A great Canadian, Jean Vanier, who started L’Arche homes for the mentally challenged, gave us some good advice when we first went to visit his facility in Richmond Hill, known as Daybreak. He said that if you look at a person as mentally challenged, they will act mentally challenged. The opposite is true – if you look at someone as capable of doing normal things, they will be capable.
In 40 years of teaching, I will maintain that I never taught a bad youngster. Certainly, many acted out badly and needed to be disciplined, but down deep I thought they were all good kids.
One example, who I will call Greg, was a student I taught in the Jane-Finch corridor in Toronto. Many people look at that area as dangerous, and following that self-fulfilling prophecy, it will be dangerous to them. So I taught Greg in Grade 8. He was a kind, determined young man, but he had a history of skipping a lot of school. His home life was not the best. I won’t go into details, but there were certainly some family issues. After skipping school for a week, he would be determined to catch up and understand the missed work. Particularly in Math, he would be challenged. I would spend time after school with him, and he seemed really determined, but eventually would get frustrated and would start to skip school again, not seeing any real chance of success.
In later years, I read about Greg and how he robbed a gas station and took a hostage as the police closed in. The Greg I knew would never have hurt that hostage. I believe as the police moved in, out of desperation, he thought that having a hostage might secure his escape. He was easily talked into releasing the hostage and giving himself up.
Now, please make no mistake – I am not saying it was OK to rob a gas station, but I reserve judgment on Greg because I knew a really good, determined, kind side of him.
Likewise, if we see all people of one race or religion or ethnicity as lesser than ourselves, they will seem that way. As a pensioner, I sometimes run into a group of teens hanging out at a local plaza I frequent. If I thought they were just thugs and waiting to rob me, I will act out accordingly, but I see them as just good young people enjoying the companionship of their friends, and I have no fear of them.
I was fortunate to have spent time with John Howard Griffin, the author of Black Like Me. A noted sociologist, he changed his skin colour so as to understand the racial strife in the deep south of the United States. It was a real eye opener for him to see how many whites stereotyped blacks and treated them so poorly. He was the same person, except for his colour, yet, he was never treated as the same person, but as a poorly educated, unrefined human.

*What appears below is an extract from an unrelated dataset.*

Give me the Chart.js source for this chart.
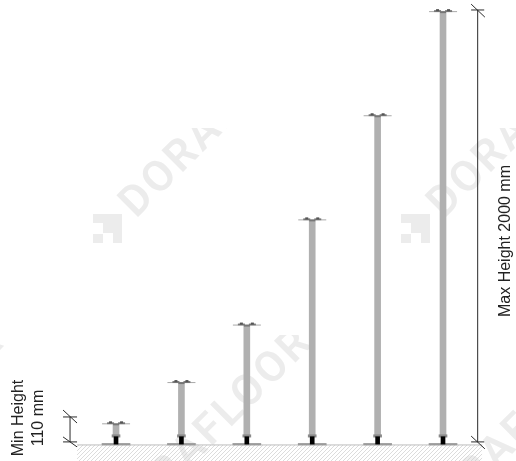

Today’s world holds the same dangers. A certain American president has fears about all people of the Muslim faith because of a few fanatics. I used to see prejudice when I first arrived in Canada as a five-year old. People referred to me as a limey. Later in my adult life, I felt prejudice against me because of my religion. Regardless of your ethnicity, haven’t we all been stereotyped? Italians were wops, the people from Newfoundland were the brunt of Newfie jokes, Polish people were polacks…the list could go on and on.
I heard a woman on TV tell the host that her daughter was knocked off her bike by a black boy and now had an inherent fear of black people. The host wondered if a white boy knocked the girl off her bike, would she then have an inherent fear of whites. The secret, I think, is to have an open mind and not to be judgmental.